Im Lindauer Deck 12 auf dem richtigen Dampfer
Natürlich verspürt der Gast, wenn er – abgesehen von zwei Tischgenossen – allein im Lindauer Inselhallen-Restaurant Deck 12 Platz nimmt, eine gewisse Vereinzelung. Hohe Decken, von denen riesige Kugellampen herabhängen, Mobiliar in heller Eiche, das Kontrastspiel von Schwarz und Weiß – all das wirkt zwar elegant, aber auch ein bisschen kühl. Die große illuminierte Theke mildert das mit warmen Licht etwas ab.
Die weißen plastiklastigen Möbel auf der riesigen Terrasse haben ihre ganz eigene Ästhetik, die wahrscheinlich nur Dauermieter auf Campingplätzen so richtig zu schätzen wissen. Unterm Strich bleibt anerkennend zu bemerken, dass Lokalitäten von solch kolossalen Raumdimensionen immer schwer mit Wohlfühlatmosphäre zu füllen sind, was dem Deck 12 aber recht gut gelingt. Sympathisch durchwachsen ist übrigens der junge dreiköpfige und durchweg weibliche Service, der von herzerfrischend ahnungslos bis kompetent jede Facette an Qualifikation zu bieten hat. Das Restaurant muss neben dem normalen Tagesgeschäft auch dem Ansturm bei Tagungen und Festen in der unmittelbar angrenzenden Inselhalle standhalten. Die Philosophie des Hauses hat mit Bio eine klare Ausrichtung, wobei die Herkunft des Gastronomen, der aus Österreich kommt, auch auf der Karte nachzulesen ist.

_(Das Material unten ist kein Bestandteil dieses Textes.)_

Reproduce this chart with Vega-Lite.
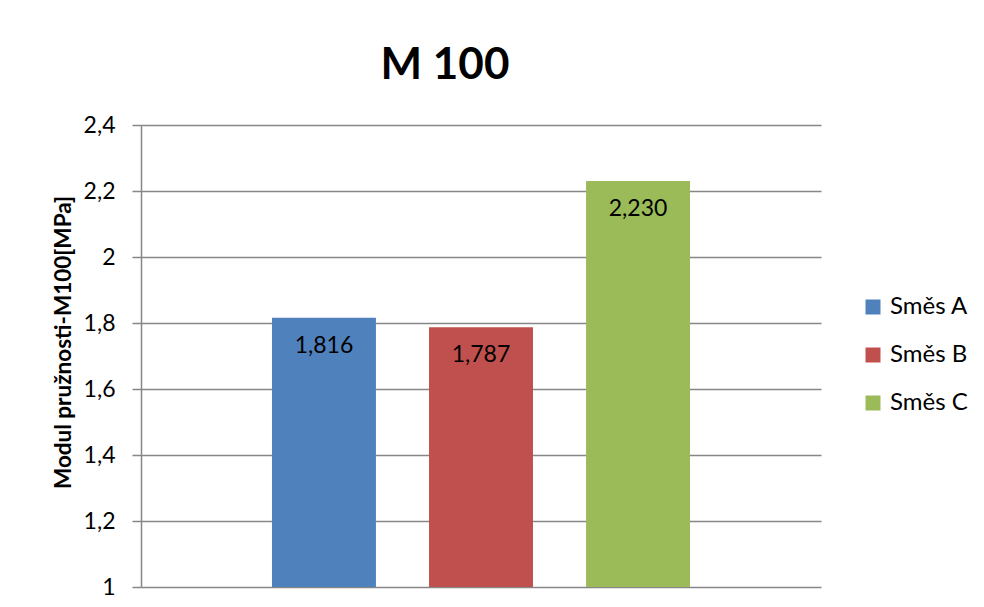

Alpenländisch beginnt das Menü mit einem sogenannten Carpaccio vom Semmelknödel. Der Begriff Carpaccio klingt zwar reichlich aufgeblasen für dünn geschnittenen Kloß. Aber mit Bergkäse überbacken, mit würzig mariniertem Blattsalat sowie Kräutersaitlingen aufgepeppt, ist die Vorspeise ein duftiger Spaziergang durch ein interessantes Aromenfeld.
Die herbstliche Kürbis-Apfelsuppe wirkt wegen der spärlichen Würze ein wenig blutleer. Dafür eine echte Wucht: Der offenbar hausgemachte Jus, der mit der ganzen Kraft ewig eingekochter Knochen dem confierten Schweinebauch einen würdigen Teppich ausbreitet. Das Schwein ist zart und gar nicht tranig. Die großen Schnitze vom Spitzkohl sind dunkel angeröstet, was dem ohnehin rustikalen Gemüse besonders viel Charakter verleiht. Bemerkenswert auch die Kartoffelhälften, deren Schnittflächen intensiv-knusprig angeröstet sind. Die festkochende Sorte bringt viel Eigengeschmack mit, abgerundet durch gebratene Zwiebelwürfel, Petersilie und stellenweise etwas grobes Salz. Der Schweinebauch hätte noch etwas sorgfältiger gegrillt sein können – denn überall, wo das vorgegarte Fleisch nicht richtig angebraten ist, bleibt es grau. Doch die großartige Soße, die zähflüssig wie Lack auf dem Teller klebt, tröstet auch darüber locker hinweg.
Wie nicht anders zu erwarten, hat auch das Kürbis-Risotto einen guten Punkt zwischen Cremigkeit und Biss erwischt. Die milde Masse ist gekrönt von karamellisiertem Ziegenkäse, dessen dezente Säure gut zum wärmenden Reis passt. Und natürlich lässt sich der Küchenchef – Andreas Birngruber – nicht mit einem schlechten Kinderschnitzel erwischen. Bloß beim Dessert – den Apfelküchle – stören die bronzene Tönung, die Trockenheit und der luftleere Teigmantel. Frisch zubereitete Apfelküchle sind luftig und goldgelb. Macht aber nix – denn wer mit spürbar guten Rohstoffen den Weg der handwerklich ehrlichen Zubereitung eingeschlagen hat, verträgt auch einen kleinen Abzug in der B-Note.
Restaurant Café Deck 12 Zwanzigerstraße 12
88131 Lindau
Telefon 08382-8899650 www.deck12-lindau.de Geöffnet von Mittwoch bis Sonntag von 11 bis 23 Uhr, Ruhetage Montag und Dienstag. Hauptgerichte 12,90 bis 29 Euro.